Preparing for the Colts Future: A “Stable” Stable of Running Backs?

Prior to launching Colts Authority, I took the time to break down some of the issues that will face the Colts in the coming off-season as the team prepares for the 2012 NFL season. New developments, such as the firing of Bill and Chris Polian and hiring of new General Manager Ryan Grigson have occurred that make the stories worthy of re-publication and revision. We hope you will enjoy the series as the 2011 season moves closer to its conclusion.

When the Indianapolis Colts entered the 2011 season, there was some concern regarding the team’s depth at running back.

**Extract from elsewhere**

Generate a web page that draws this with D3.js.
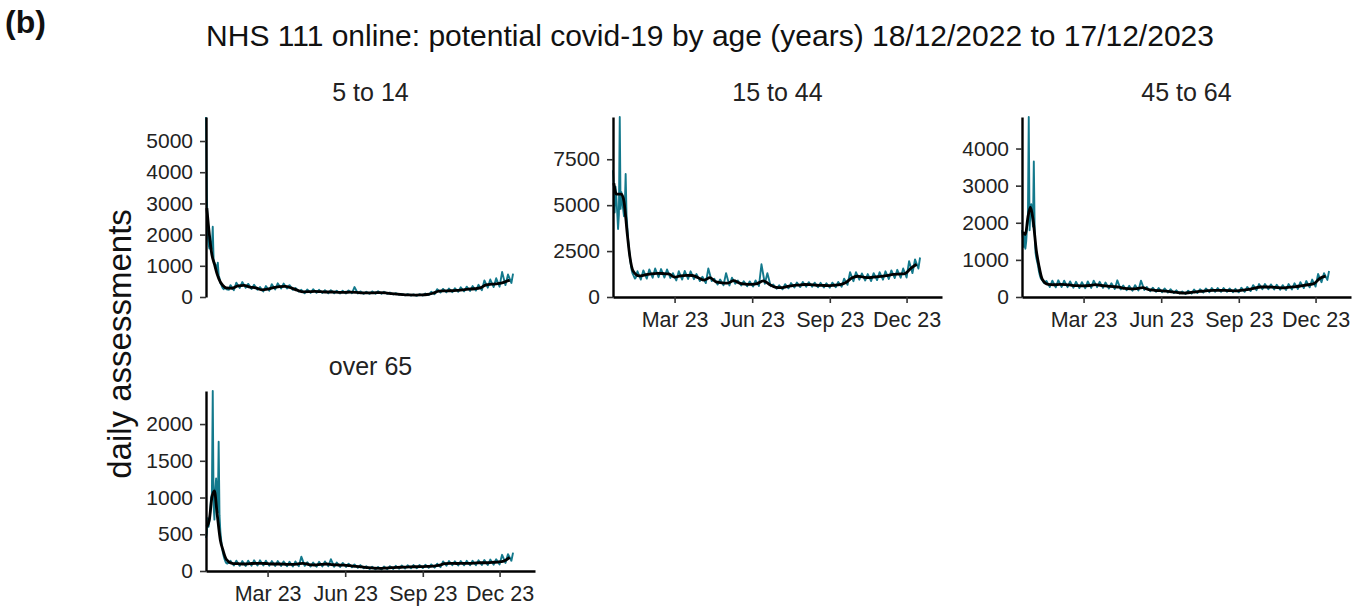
<!DOCTYPE html>
<html><head><meta charset="utf-8">
<script src="https://cdn.jsdelivr.net/npm/d3@7"></script>
<style>
body{margin:0;background:#fff}
svg{display:block}
text{font-family:"Liberation Sans",Arial,Helvetica,sans-serif}
</style>
</head><body>
<svg id="chart" width="1362" height="607"></svg>
<script>
// ---------------- DATA ----------------
const startDate = new Date(2022, 11, 18);
const axisEndDate = new Date(2024, 0, 12);
const panelNames = ["5 to 14", "15 to 44", "45 to 64", "over 65"];
const xTickDates = ["2023-03-01", "2023-06-01", "2023-09-01", "2023-12-01"];
const xTickLabels = ["Mar 23", "Jun 23", "Sep 23", "Dec 23"];
const yTicks_5to14 = [0, 1000, 2000, 3000, 4000, 5000];
const yTicks_15to44 = [0, 2500, 5000, 7500];
const yTicks_45to64 = [0, 1000, 2000, 3000, 4000];
const yTicks_over65 = [0, 500, 1000, 1500, 2000];

// daily values, days 0..27 (from 18/12/2022)
const daily_5to14  = [5770,3300,2000,1700,1550,1800,1500,1600,2250,1200,1100,1050,1000,800,1100,700,600,450,400,330,280,250,330,300,260,240,250,230];
const daily_15to44 = [6900,6100,4600,6000,5400,4600,3700,4500,9800,4800,5700,5200,4800,4400,5000,6700,4500,3800,3100,2600,2200,1800,1500,1300,1200,1100,1000,1050];
const daily_45to64 = [1800,1600,1350,1700,1300,1500,1900,2100,4850,1800,2300,2500,2200,1900,3650,1800,1200,1050,950,850,700,600,520,480,450,420,380,400];
const daily_over65 = [450,520,720,600,680,800,1000,1050,2450,900,700,1100,1260,1000,800,1760,760,540,420,320,250,200,160,130,110,100,120,110];

// weekly highs (day 7k+1) and lows (day 7k+5), k = 4..51
const weekHigh_5to14 = [380,460,480,420,390,320,350,410,440,430,380,290,230,240,250,230,220,220,200,200,210,320,180,170,180,185,170,145,125,100,90,85,90,110,170,250,260,270,280,310,330,350,390,530,560,600,800,720];
const weekLow_5to14  = [220,290,300,260,230,180,200,240,270,270,230,170,120,130,135,130,120,120,115,115,120,115,100,100,105,105,100,80,70,55,45,40,45,60,90,145,150,155,165,180,195,205,220,300,320,330,380,450];
const weekHigh_15to44 = [1400,1450,1500,1550,1520,1500,1300,1400,1420,1400,1250,1100,1550,1000,950,1300,1050,900,860,850,900,1780,1300,680,640,700,760,790,820,810,780,770,750,780,820,1000,1350,1350,1280,1250,1300,1350,1400,1450,1480,1550,1950,2050];
const weekLow_15to44  = [950,1000,1050,1080,1060,1040,900,950,980,970,870,760,870,680,640,630,720,630,580,570,600,720,580,450,420,470,520,540,560,560,530,520,510,530,560,660,860,940,900,870,920,940,980,1030,1050,1060,1300,1550];
const weekHigh_45to64 = [430,440,450,440,420,410,400,420,440,410,390,370,450,310,300,320,440,270,250,240,230,210,180,150,170,200,210,230,240,240,240,230,220,250,270,320,350,350,340,330,320,350,370,400,430,470,620,640];
const weekLow_45to64  = [270,260,270,265,250,240,235,245,265,245,230,215,205,180,170,175,190,155,140,130,120,105,90,80,90,105,120,130,140,140,140,130,125,140,160,185,210,210,205,195,190,205,215,240,260,280,400,460];
const weekHigh_over65 = [140,140,135,140,145,145,140,135,135,130,125,130,195,120,115,125,130,160,115,110,100,90,80,65,58,55,60,65,70,75,78,80,82,85,90,100,130,135,132,135,138,140,145,150,155,160,220,230];
const weekLow_over65  = [75,70,68,72,75,75,72,68,68,65,62,65,70,60,58,62,65,58,56,55,50,42,36,28,22,20,24,28,32,34,36,38,40,42,45,52,72,78,76,77,78,80,82,82,86,90,110,140];
// last day (17/12/2023, day 364)
const lastDay = [750, 2150, 700, 250];

// 7-day average: days
const avgDays = [1,4,7,10,13,17,20,24,31,38,45,52,59,66,73,80,87,94,101,108,115,122,129,136,143,150,157,164,171,178,185,192,199,206,213,220,227,234,241,248,255,262,269,276,283,290,297,304,311,318,325,332,339,346,353,360];
const avg_5to14  = [2850,2000,1350,1050,750,480,370,290,280,360,370,320,290,230,250,300,330,340,290,220,165,170,180,170,160,160,150,150,155,150,135,130,135,140,130,110,95,75,65,60,65,80,120,185,195,200,210,230,250,265,290,390,410,430,470,540];
const avg_15to44 = [6200,5600,5600,5600,5200,3400,2200,1400,1150,1200,1260,1290,1280,1260,1080,1150,1180,1170,1050,920,1050,820,770,760,890,760,700,690,730,880,700,540,510,560,620,650,680,670,640,630,620,640,670,790,1030,1130,1080,1050,1100,1120,1170,1230,1250,1270,1560,1780];
const avg_45to64 = [1750,1680,2150,2420,2100,1250,850,480,340,330,340,335,315,305,300,310,335,310,295,280,265,230,220,225,250,200,180,170,160,140,120,105,120,140,155,170,180,180,180,170,165,185,205,240,270,270,265,250,245,265,280,305,330,360,500,560];
const avg_over65 = [600,700,1000,1090,800,420,290,160,105,100,95,100,105,105,100,95,95,92,90,95,105,88,82,90,95,85,82,80,72,62,55,45,38,36,40,45,50,52,55,58,60,62,66,75,100,105,102,104,105,108,112,112,118,122,135,185];

// ---------------- LAYOUT ----------------
const W = 329, H = 180;
const panels = [
  {name: panelNames[0], px: 206, py: 117, xAxis: false, daily: daily_5to14, hi: weekHigh_5to14, lo: weekLow_5to14, last: lastDay[0], avg: avg_5to14, ticks: yTicks_5to14},
  {name: panelNames[1], px: 613, py: 117, xAxis: true, daily: daily_15to44, hi: weekHigh_15to44, lo: weekLow_15to44, last: lastDay[1], avg: avg_15to44, ticks: yTicks_15to44},
  {name: panelNames[2], px: 1022, py: 117, xAxis: true, daily: daily_45to64, hi: weekHigh_45to64, lo: weekLow_45to64, last: lastDay[2], avg: avg_45to64, ticks: yTicks_45to64},
  {name: panelNames[3], px: 206, py: 391, xAxis: true, daily: daily_over65, hi: weekHigh_over65, lo: weekLow_over65, last: lastDay[3], avg: avg_over65, ticks: yTicks_over65}
];

const TEAL = "#13798c";
const svg = d3.select("#chart");
const dayDate = d => d3.timeDay.offset(startDate, d);
const parse = d3.timeParse("%Y-%m-%d");

svg.append("text").attr("x", 5).attr("y", 33).attr("font-size", 32).attr("font-weight", "bold").attr("fill", "#111").text("(b)");
svg.append("text").attr("x", 710).attr("y", 46).attr("text-anchor", "middle").attr("font-size", 30).attr("fill", "#111")
  .text("NHS 111 online: potential covid-19 by age (years) 18/12/2022 to 17/12/2023");
svg.append("text").attr("transform", "translate(131,344) rotate(-90)").attr("text-anchor", "middle").attr("font-size", 33).attr("fill", "#111")
  .text("daily assessments");

panels.forEach(p => {
  const pts = [];
  p.daily.forEach((v, i) => pts.push({d: i, v}));
  p.hi.forEach((v, j) => {
    const k = j + 4;
    pts.push({d: 7 * k + 1, v});
    pts.push({d: 7 * k + 5, v: p.lo[j]});
  });
  pts.push({d: 364, v: p.last});
  const avgPts = p.avg.map((v, i) => ({d: avgDays[i], v}));

  const x = d3.scaleTime().domain([startDate, axisEndDate]).range([0, W]);
  const y = d3.scaleLinear().domain([0, d3.max(pts, d => d.v)]).range([H, 0]);
  const g = svg.append("g").attr("transform", `translate(${p.px},${p.py})`);

  const line = d3.line().x(d => x(dayDate(d.d))).y(d => y(d.v));
  g.append("path").datum(pts).attr("d", line).attr("fill", "none").attr("stroke", TEAL).attr("stroke-width", 1.9).attr("stroke-linejoin", "round");
  g.append("path").datum(avgPts).attr("d", line.curve(d3.curveMonotoneX)).attr("fill", "none").attr("stroke", "#000").attr("stroke-width", 2.8).attr("stroke-linejoin", "round");

  const ya = g.append("g").call(d3.axisLeft(y).tickValues(p.ticks).tickSize(6).tickPadding(7).tickSizeOuter(0).tickFormat(d3.format("d")));
  ya.select(".domain").attr("stroke", "#000").attr("stroke-width", 2.4);
  ya.selectAll(".tick line").attr("stroke", "#333").attr("stroke-width", 1.6);
  ya.selectAll(".tick text").attr("font-size", 21).attr("fill", "#222").attr("font-family", null);

  if (p.xAxis) {
    const xa = g.append("g").attr("transform", `translate(0,${H})`)
      .call(d3.axisBottom(x).tickValues(xTickDates.map(parse)).tickSize(6).tickPadding(9).tickSizeOuter(0)
        .tickFormat((d, i) => xTickLabels[i]));
    xa.select(".domain").attr("stroke", "#000").attr("stroke-width", 2.4);
    xa.selectAll(".tick line").attr("stroke", "#333").attr("stroke-width", 1.6);
    xa.selectAll(".tick text").attr("font-size", 21.5).attr("fill", "#222").attr("font-family", null);
  }

  svg.append("text").attr("x", p.px + W / 2).attr("y", p.py - 16).attr("text-anchor", "middle")
    .attr("font-size", 25).attr("fill", "#222").text(p.name);
});
</script>
</body></html>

It’s not that there were not enough options, even Darren Evans and Chad Spann showed enough in preseason to inspire confidence in fans.


The problem lied in the fact that three of the backs competing for a spot were rookies — two went undrafted — and the other backup was a first round pick discussed by most everyone as a bust to that point in his career. Joseph Addai was the only sure-thing on the roster, and he was re-signed primarily because the team was unable to solidify the position over the off-season.

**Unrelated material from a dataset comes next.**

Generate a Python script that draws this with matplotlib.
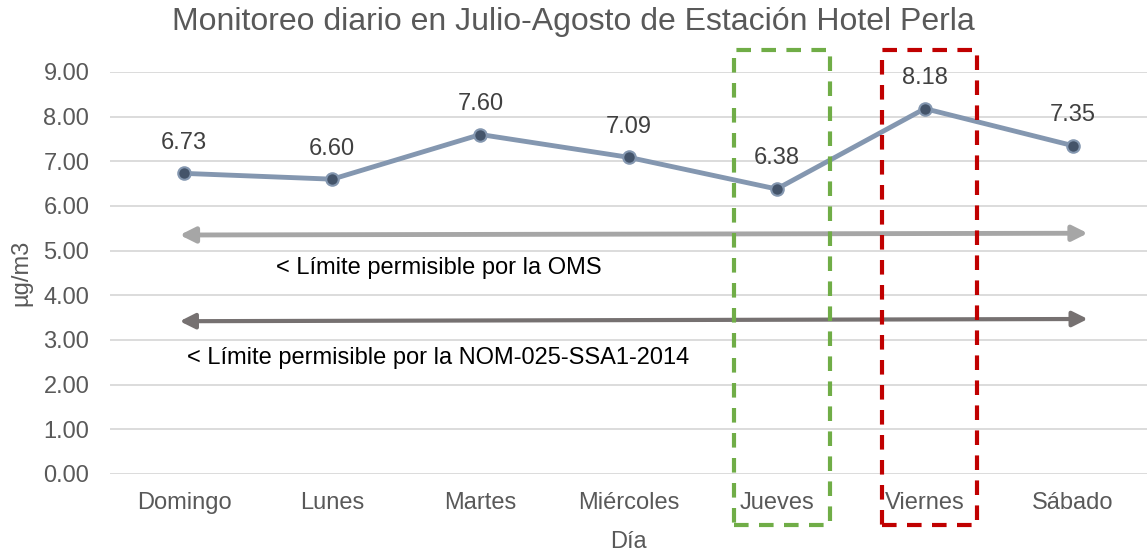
import matplotlib
matplotlib.use("Agg")
import matplotlib.pyplot as plt

# data
dias = ["Domingo", "Lunes", "Martes", "Miércoles", "Jueves", "Viernes", "Sábado"]
valores = [6.73, 6.60, 7.60, 7.09, 6.38, 8.18, 7.35]
yticks = [0, 1, 2, 3, 4, 5, 6, 7, 8, 9]

# limit arrows: (x_start, y_start, x_end, y_end) in data units
lim_oms = (-0.03, 5.35, 6.10, 5.39)
lim_nom = (-0.03, 3.42, 6.10, 3.47)
txt_oms = "< Límite permisible por la OMS"
txt_nom = "< Límite permisible por la NOM-025-SSA1-2014"

# highlight boxes (x0, x1, y0, y1) in data units, drawn outside the axes
box_jueves = (3.71, 4.36, -1.14, 9.49)
box_viernes = (4.71, 5.35, -1.14, 9.49)

plt.rcParams["font.family"] = ["Liberation Sans", "DejaVu Sans"]
gris = "#595959"
fs = 17

fig = plt.figure(figsize=(11.47, 5.55), dpi=100)
ax = fig.add_axes([0.096, 0.146, 0.904, 0.7243])

x = list(range(len(dias)))
ax.plot(x, valores, "-", color="#8497B0", lw=3.5, zorder=4)
ax.plot(x, valores, "o", ms=9, mfc="#44546A", mec="#8497B0", mew=1.5, zorder=5)
for xi, v in zip(x, valores):
    ax.annotate(f"{v:.2f}", (xi, v), xytext=(0, 22), textcoords="offset points",
                ha="center", va="center", fontsize=fs, color="#404040")

ax.set_xlim(-0.5, len(dias) - 0.5)
ax.set_ylim(0, 9)
ax.set_yticks(yticks)
ax.set_yticklabels([f"{t:.2f}" for t in yticks])
ax.set_xticks(x)
ax.set_xticklabels(dias)
ax.tick_params(length=0, labelsize=fs, colors=gris)
ax.tick_params(axis="y", pad=15)
ax.tick_params(axis="x", pad=13)
ax.grid(axis="y", color="#D9D9D9", lw=1.3)
ax.set_axisbelow(True)
for s in ax.spines.values():
    s.set_visible(False)

ax.set_xlabel("Día", fontsize=fs, color=gris, labelpad=12)
ax.set_ylabel("µg/m3", fontsize=fs, color=gris, labelpad=8)
fig.text(0.5, 1 - 22 / 555, "Monitoreo diario en Julio-Agosto de Estación Hotel Perla",
         ha="center", va="center", fontsize=23, color=gris)

for (x0, y0, x1, y1), col, lw in [(lim_oms, "#A6A6A6", 3.5), (lim_nom, "#767171", 3.0)]:
    ax.annotate("", xy=(x1, y1), xytext=(x0, y0),
                arrowprops=dict(arrowstyle="<|-|>,head_length=0.9,head_width=0.45",
                                color=col, lw=lw, shrinkA=0, shrinkB=0), zorder=3)

ax.text(1.72, 4.61, txt_oms, ha="center", va="center", fontsize=fs, color="black")
ax.text(0.02, 2.60, txt_nom, ha="left", va="center", fontsize=fs, color="black")

for (bx0, bx1, by0, by1), col in [(box_jueves, "#70AD47"), (box_viernes, "#C00000")]:
    ax.plot([bx0, bx1, bx1, bx0, bx0], [by0, by0, by1, by1, by0], color=col,
            lw=3, ls=(0, (3.5, 2.5)), clip_on=False, zorder=6)

fig.savefig("out.png", dpi=100)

With Addai missing time early in the season due to a hamstring injury, Donald Brown and Delone Carter had their chance to carry the load. Carter did relatively well early on but developed a fumbling problem that will have to be corrected if he hopes to have an NFL career. Brown, on the other hand, had a fantastic season on limited carries.

Brown finished the season with 645 yards on 134 carries, good for an average of 4.8 yards per carry. lists him as the fifth best running back in the NFL based upon DVOA, which judges a players value against others in the same position making plays in the same situations. Despite the fact that Brown had such success, he received only 19 carries in the final two games of the season.

The reasons for limiting Brown’s carries are not entirely clear. The team may have been protecting him for 2012, knowing that him getting hurt in the final two games of the year didn’t make sense. No matter the case, there is now reason to believe that Brown is a legitimate NFL running back who is ready to start making a name for himself.

While it is too early to know whether Evans and Carter will end up being the change-of-pace or short-yardage answers next to players like Brown or Addai, one thing is clear: the team has invested a lot at running back — including two first round picks and a fourth — so the likelihood that running back will be a priority in the off-season is relatively low. If any move happens with the running backs it will more than likely be a trade.

The Colts have a history of allowing running backs to depart via free agency, as opposed to signing them to large contracts that will keep them on the roster past their primes. Without any known quantities behind him, Indianapolis felt compelled to retain Addai for 2011 and beyond.

There is a chance that if new general manager Ryan Grigson is comfortable with Brown and Carter, Addai could be shopped for a draft pick — likely in the fourth round range. Another possibility is that the team capitalizes on Brown’s rising stock and parts ways with him before his contract year with an eye toward the draft or free agency for another veteran.

The offensive line has noticeably improved under since-released coach Pete Metzalaars. While no replacement has been named, and may not be named until the head coaching spot is filled, owner Jim Irsay has discussed wanting to find more balance. If that includes having a more prominent running game, the young improving offensive line could be a sign fo a positive future for Colts ball carriers.

On a team that has numerous holes that put the short-term future in doubt, running back is one position of relative security at this point.